_Required work_
Could you output each line of the data that follows exactly?

_Data_
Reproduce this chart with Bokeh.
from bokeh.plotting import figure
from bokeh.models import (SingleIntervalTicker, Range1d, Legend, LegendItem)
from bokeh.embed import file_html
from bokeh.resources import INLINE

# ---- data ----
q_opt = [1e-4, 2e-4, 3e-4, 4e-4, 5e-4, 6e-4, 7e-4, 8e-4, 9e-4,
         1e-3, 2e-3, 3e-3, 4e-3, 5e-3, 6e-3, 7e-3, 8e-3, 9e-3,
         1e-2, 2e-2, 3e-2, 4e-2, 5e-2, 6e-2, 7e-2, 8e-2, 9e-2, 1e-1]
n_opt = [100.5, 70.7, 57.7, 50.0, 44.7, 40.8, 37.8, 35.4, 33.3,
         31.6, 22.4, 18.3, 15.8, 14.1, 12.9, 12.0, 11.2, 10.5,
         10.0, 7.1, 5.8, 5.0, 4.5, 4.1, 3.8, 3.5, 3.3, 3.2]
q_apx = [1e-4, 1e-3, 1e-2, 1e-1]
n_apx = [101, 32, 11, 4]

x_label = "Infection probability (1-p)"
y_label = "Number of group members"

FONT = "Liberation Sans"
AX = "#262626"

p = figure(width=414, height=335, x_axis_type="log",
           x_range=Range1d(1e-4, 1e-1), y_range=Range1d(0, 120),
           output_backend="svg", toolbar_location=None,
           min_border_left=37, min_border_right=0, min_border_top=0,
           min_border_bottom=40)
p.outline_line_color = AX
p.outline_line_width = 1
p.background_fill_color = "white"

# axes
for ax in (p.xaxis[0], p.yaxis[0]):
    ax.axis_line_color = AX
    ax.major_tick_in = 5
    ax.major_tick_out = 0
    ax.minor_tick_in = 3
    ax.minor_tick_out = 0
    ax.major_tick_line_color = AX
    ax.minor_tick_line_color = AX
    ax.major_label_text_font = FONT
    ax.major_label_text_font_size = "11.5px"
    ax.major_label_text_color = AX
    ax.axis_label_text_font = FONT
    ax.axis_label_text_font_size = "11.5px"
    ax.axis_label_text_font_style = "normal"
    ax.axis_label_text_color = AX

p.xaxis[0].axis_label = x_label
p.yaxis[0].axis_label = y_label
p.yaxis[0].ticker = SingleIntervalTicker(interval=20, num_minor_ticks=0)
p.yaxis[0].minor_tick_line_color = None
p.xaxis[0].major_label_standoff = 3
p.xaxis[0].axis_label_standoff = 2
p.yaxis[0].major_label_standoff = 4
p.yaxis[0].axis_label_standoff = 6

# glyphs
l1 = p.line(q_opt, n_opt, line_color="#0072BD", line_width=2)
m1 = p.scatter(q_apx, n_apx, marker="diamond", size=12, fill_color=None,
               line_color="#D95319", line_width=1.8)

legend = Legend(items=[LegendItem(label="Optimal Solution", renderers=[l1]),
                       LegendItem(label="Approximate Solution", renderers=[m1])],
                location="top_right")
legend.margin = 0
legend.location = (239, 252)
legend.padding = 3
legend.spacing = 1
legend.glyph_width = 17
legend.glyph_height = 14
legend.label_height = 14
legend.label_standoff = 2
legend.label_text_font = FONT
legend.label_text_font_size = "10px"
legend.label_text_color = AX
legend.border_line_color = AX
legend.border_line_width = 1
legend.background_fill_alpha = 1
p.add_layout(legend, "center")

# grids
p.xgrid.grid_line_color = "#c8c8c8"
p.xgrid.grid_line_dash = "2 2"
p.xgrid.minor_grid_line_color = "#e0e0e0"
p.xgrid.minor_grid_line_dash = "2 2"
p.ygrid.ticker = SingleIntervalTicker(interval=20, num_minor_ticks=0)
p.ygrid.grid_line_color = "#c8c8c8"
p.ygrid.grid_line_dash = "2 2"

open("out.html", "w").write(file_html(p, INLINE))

_Problem solution_
Reproduce this chart with Bokeh.
from bokeh.plotting import figure
from bokeh.models import (SingleIntervalTicker, Range1d, Legend, LegendItem)
from bokeh.embed import file_html
from bokeh.resources import INLINE

# ---- data ----
q_opt = [1e-4, 2e-4, 3e-4, 4e-4, 5e-4, 6e-4, 7e-4, 8e-4, 9e-4,
         1e-3, 2e-3, 3e-3, 4e-3, 5e-3, 6e-3, 7e-3, 8e-3, 9e-3,
         1e-2, 2e-2, 3e-2, 4e-2, 5e-2, 6e-2, 7e-2, 8e-2, 9e-2, 1e-1]
n_opt = [100.5, 70.7, 57.7, 50.0, 44.7, 40.8, 37.8, 35.4, 33.3,
         31.6, 22.4, 18.3, 15.8, 14.1, 12.9, 12.0, 11.2, 10.5,
         10.0, 7.1, 5.8, 5.0, 4.5, 4.1, 3.8, 3.5, 3.3, 3.2]
q_apx = [1e-4, 1e-3, 1e-2, 1e-1]
n_apx = [101, 32, 11, 4]

x_label = "Infection probability (1-p)"
y_label = "Number of group members"

FONT = "Liberation Sans"
AX = "#262626"

p = figure(width=414, height=335, x_axis_type="log",
           x_range=Range1d(1e-4, 1e-1), y_range=Range1d(0, 120),
           output_backend="svg", toolbar_location=None,
           min_border_left=37, min_border_right=0, min_border_top=0,
           min_border_bottom=40)
p.outline_line_color = AX
p.outline_line_width = 1
p.background_fill_color = "white"

# axes
for ax in (p.xaxis[0], p.yaxis[0]):
    ax.axis_line_color = AX
    ax.major_tick_in = 5
    ax.major_tick_out = 0
    ax.minor_tick_in = 3
    ax.minor_tick_out = 0
    ax.major_tick_line_color = AX
    ax.minor_tick_line_color = AX
    ax.major_label_text_font = FONT
    ax.major_label_text_font_size = "11.5px"
    ax.major_label_text_color = AX
    ax.axis_label_text_font = FONT
    ax.axis_label_text_font_size = "11.5px"
    ax.axis_label_text_font_style = "normal"
    ax.axis_label_text_color = AX

p.xaxis[0].axis_label = x_label
p.yaxis[0].axis_label = y_label
p.yaxis[0].ticker = SingleIntervalTicker(interval=20, num_minor_ticks=0)
p.yaxis[0].minor_tick_line_color = None
p.xaxis[0].major_label_standoff = 3
p.xaxis[0].axis_label_standoff = 2
p.yaxis[0].major_label_standoff = 4
p.yaxis[0].axis_label_standoff = 6

# glyphs
l1 = p.line(q_opt, n_opt, line_color="#0072BD", line_width=2)
m1 = p.scatter(q_apx, n_apx, marker="diamond", size=12, fill_color=None,
               line_color="#D95319", line_width=1.8)

legend = Legend(items=[LegendItem(label="Optimal Solution", renderers=[l1]),
                       LegendItem(label="Approximate Solution", renderers=[m1])],
                location="top_right")
legend.margin = 0
legend.location = (239, 252)
legend.padding = 3
legend.spacing = 1
legend.glyph_width = 17
legend.glyph_height = 14
legend.label_height = 14
legend.label_standoff = 2
legend.label_text_font = FONT
legend.label_text_font_size = "10px"
legend.label_text_color = AX
legend.border_line_color = AX
legend.border_line_width = 1
legend.background_fill_alpha = 1
p.add_layout(legend, "center")

# grids
p.xgrid.grid_line_color = "#c8c8c8"
p.xgrid.grid_line_dash = "2 2"
p.xgrid.minor_grid_line_color = "#e0e0e0"
p.xgrid.minor_grid_line_dash = "2 2"
p.ygrid.ticker = SingleIntervalTicker(interval=20, num_minor_ticks=0)
p.ygrid.grid_line_color = "#c8c8c8"
p.ygrid.grid_line_dash = "2 2"

open("out.html", "w").write(file_html(p, INLINE))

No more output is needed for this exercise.